@New Hoarder Oh man, I think I was about 10 too when I checked that book out from the public library! It seemed like a fairy tale to me!
@ghechr I need to get over being too cheap to go to the tailor, for real.
@Katie Scarlett Oh god, you guys...that thought didn't even occur to me until y'all brought it up and now I CAN'T GET IT OUT OF MY HEAD!
@The Everpresent Wordsnatcher Okay, so I am tall-ish (5'8"), but I too have a tiny torso and petite shoulders. AND I have fleshy hips, so either skirts dig into my chubs or they go up OVER the chubs and then I'm flashing my bits and that is never a good look. Oh, and if I try to purchase things to sit on my hips without digging into my chubs, then they are so big they fall down. I had this issue with underpants-under-skirts for a while.
@alphabiddycity Girlfriend, don't sweat. I do actually HAVE some sexy underthings, but I never actually wear them and instead wear the same two non-sexy bras I own...the same exact style, one in nude, one in black. But not at the same time. Because that would be weird. Have fun buying sexy things!

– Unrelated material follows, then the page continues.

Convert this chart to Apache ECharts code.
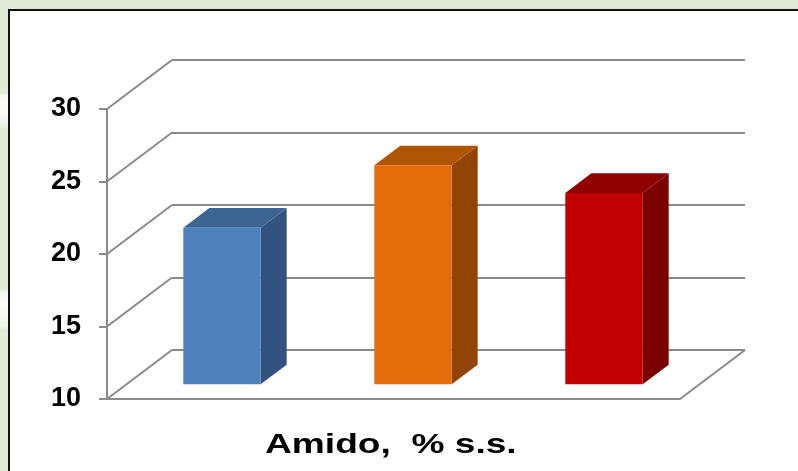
<!DOCTYPE html>
<html>
<head>
<meta charset="utf-8">
<script src="https://cdn.jsdelivr.net/npm/echarts@6/dist/echarts.min.js"></script>
<style>
  html, body { margin: 0; padding: 0; }
  body {
    width: 798px; height: 471px; overflow: hidden; position: relative;
    background: linear-gradient(to bottom,
      #e2ebd8 0px, #e2ebd8 92px, #f6f9f3 96px, #fbfcf9 110px, #eef3e8 123px,
      #e2ebd8 128px, #e2ebd8 289px, #f5f8f1 293px, #fbfcf9 305px, #f0f4eb 326px,
      #e2ebd8 330px, #e2ebd8 471px);
  }
  #frame {
    position: absolute; left: 8px; top: 9px; right: 0; bottom: 0;
    background: #ffffff;
    border-left: 2px solid #111;
    border-top: 2px solid #111;
  }
  #chart { position: absolute; left: 0; top: 0; width: 798px; height: 471px; }
</style>
</head>
<body>
<div id="frame"></div>
<div id="chart"></div>
<script>
// Chart data
const categories = ['A', 'B', 'C'];
const amido = [20.8, 25.1, 23.2];
const yTicks = [10, 15, 20, 25, 30];
const chartTitle = 'Amido,  % s.s.';

// Axis range
const Y_MIN = 10, Y_MAX = 30, Y_STEP = 5;

// 3-D box: depth vector from the front plane to the back wall
const DX = 65, DY = -49;
// bars occupy this slice of the depth
const F0 = 0.30, F1 = 0.70;
const BAR_RATIO = 0.405;

const GRID_COLOR = '#8a8a8a';
const FONT = 'Liberation Sans, Arial, sans-serif';
const faceColors = [
  { front: '#4f81bd', top: '#3c6594', side: '#32537d' },
  { front: '#e46c0a', top: '#b05505', side: '#924306' },
  { front: '#c00000', top: '#8f0000', side: '#7b0000' }
];

const front = { left: 107, top: 109, width: 573, height: 290 };

const chart = echarts.init(document.getElementById('chart'), null, { renderer: 'canvas' });

const option = {
  animation: false,
  backgroundColor: 'transparent',
  graphic: [
    {
      // caption under the chart, set in a widened bold face
      type: 'text',
      x: 265,
      y: 432,
      scaleX: 1.375,
      silent: true,
      style: {
        text: chartTitle,
        font: 'bold 27px ' + FONT,
        fill: '#000',
        textAlign: 'left',
        textVerticalAlign: 'top'
      }
    }
  ],
  grid: [
    // front plane (value axis and floor front edge)
    { left: front.left, top: front.top, width: front.width, height: front.height, outerBoundsMode: 'none' },
    // back wall
    { left: front.left + DX, top: front.top + DY, width: front.width, height: front.height, outerBoundsMode: 'none' }
  ],
  xAxis: [
    {
      gridIndex: 0, type: 'category', data: categories,
      axisLine: { show: true, lineStyle: { color: GRID_COLOR, width: 2 } },
      axisTick: { show: false }, axisLabel: { show: false }, splitLine: { show: false }
    },
    {
      gridIndex: 1, type: 'category', data: categories, show: false
    }
  ],
  yAxis: [
    {
      gridIndex: 0, type: 'value', min: Y_MIN, max: Y_MAX, interval: Y_STEP,
      axisLine: { show: true, lineStyle: { color: GRID_COLOR, width: 2 } },
      axisTick: { show: true, length: 8, lineStyle: { color: GRID_COLOR, width: 2 } },
      axisLabel: {
        margin: 26,
        padding: [5, 0, 0, 0],
        fontFamily: FONT,
        fontSize: 27, fontWeight: 'bold', color: '#000'
      },
      splitLine: { show: false }
    },
    {
      gridIndex: 1, type: 'value', min: Y_MIN, max: Y_MAX, interval: Y_STEP,
      axisLine: { show: false }, axisTick: { show: false }, axisLabel: { show: false },
      splitLine: { show: true, lineStyle: { color: GRID_COLOR, width: 2 } }
    }
  ],
  series: [
    {
      // side wall diagonals and the floor's right edge
      type: 'custom',
      xAxisIndex: 0, yAxisIndex: 0,
      silent: true,
      z: 1,
      data: yTicks.map(v => [0, v]),
      renderItem: function (params, api) {
        const cs = params.coordSys;
        const y = api.coord([0, api.value(1)])[1];
        const style = { stroke: GRID_COLOR, lineWidth: 2, fill: null };
        const children = [{
          type: 'line',
          shape: { x1: cs.x, y1: y, x2: cs.x + DX, y2: y + DY },
          style: style
        }];
        if (api.value(1) === Y_MIN) {
          children.push({
            type: 'line',
            shape: { x1: cs.x + cs.width, y1: y, x2: cs.x + cs.width + DX, y2: y + DY },
            style: style
          });
        }
        return { type: 'group', children: children };
      }
    },
    {
      // 3-D bars
      type: 'custom',
      xAxisIndex: 0, yAxisIndex: 0,
      z: 3,
      data: categories.map((c, i) => [i, amido[i]]),
      renderItem: function (params, api) {
        const idx = api.value(0);
        const top = api.coord([idx, api.value(1)]);
        const base = api.coord([idx, Y_MIN]);
        const bw = api.size([1, 0])[0] * BAR_RATIO;
        const x0 = top[0] - bw / 2 + F0 * DX;
        const yt = top[1] + F0 * DY;
        const yb = base[1] + F0 * DY;
        const bx = (F1 - F0) * DX, by = (F1 - F0) * DY;
        const c = faceColors[params.dataIndex];
        return {
          type: 'group',
          children: [
            {
              type: 'polygon',
              shape: { points: [[x0 + bw, yt], [x0 + bw + bx, yt + by], [x0 + bw + bx, yb + by], [x0 + bw, yb]] },
              style: { fill: c.side }
            },
            {
              type: 'polygon',
              shape: { points: [[x0, yt], [x0 + bw, yt], [x0 + bw + bx, yt + by], [x0 + bx, yt + by]] },
              style: { fill: c.top }
            },
            {
              type: 'rect',
              shape: { x: x0, y: yt, width: bw, height: yb - yt },
              style: { fill: c.front }
            }
          ]
        };
      }
    }
  ]
};

chart.setOption(option);
</script>
</body>
</html>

@iceberg I do NOT do well at funerals, but when my boyfriend's father died, I was THERE, there was no way I wouldn't be. But I was a soggy, gibbering mess because it brought up all my feelings about my own dad and yes, my boyfriend had to comfort me, but in a way, it helped him cope with the day because he had somewhere to focus his attention and not just on his father. But I did feel like a super jack-ass for being all emotional.
@every tomorrow@twitter Oh man...SO MUCH THIS. My dad died 15 years ago. In my job, I am constantly working with new people and so I am constantly telling my life story to new people. And it tends to come up that my parents live in Tennessee now, that they moved there when my step-dad retired. And that inevitably leads to the question of, "Oh, where is your dad?" To which I respond, "He passed away when I was 13." And there is a definite divide between people who have lost a parent and people who have not. The people who have not lost a parent immediately get uncomfortable and awkward and they apologize for asking and abruptly change the subject. People who have lost a parent tend to say they are sorry to hear that and they lost their mother/father x years ago and we sort of nod at each other and the conversation moves on.
Also, my boyfriend's father was sick and passed away pretty early on in our relationship. And in a weird way, the shared loss of father became a bonding point in our relationship, because I was able to be there for him and I knew what it was like to have a sick parent and to have a dead parent. And my boyfriend wants to talk about his dad and tell me stories and I want to listen, and it's also nice because it gives me an opportunity to talk about MY dad, which is something I wish I had had so many years ago. So yeah.
@OxfordComma Oh boobies that were once lovely & fantastic Ds and over the course of gaining weight then losing weight then gaining weight then losing weight then gaining weight and FINALLY losing the weight & keeping it off...well, let's just say that the stretch marks I got when I first sprouted boobs now look like wrinkles. And my girls don't necessarily SAG so much as droop. It's a sad situation. I've told my boyfriend (who will eventually be my husband and who is also an officer in the Navy) that when he becomes captain of his own ship, I get to get new boobs. This will be post-having-babies, so then maybe I will do some free-boobing.
8.3 with a 10 in Saturation. I have to say though, I didn't find it stressful. But then, I tried to NOT use my brain much. I did it on a laptop touchpad and I just sort of moved my finger around until things matched...I didn't think too much about like, "Oooh, that is MORE saturated" or "Well, that is clearly more green, so I should move this way." There was a sort of disconnect. And that worked for me.
@Xanthophyllippa My godfather is a dead ringer for Kenny Rogers. His name is Dennis, but everyone calls him Denny. And as a small child, I was convinced he secretly WAS Kenny Rogers, but that it was his secret identity. And then once when I was in 8th grade, we had to make this autobiographies and we had to have pictures of our family and I included a picture of me & my godfather. My teacher was like, "Oh wow! You met Kenny Rogers? That's very neat, but I don't think you should include him in the 'family' section." And I was like, "No, that's my godfather." "Your godfather is Kenny Rogers?!" "No, my godfather is Dennis Risk. He just looks like Kenny Rogers."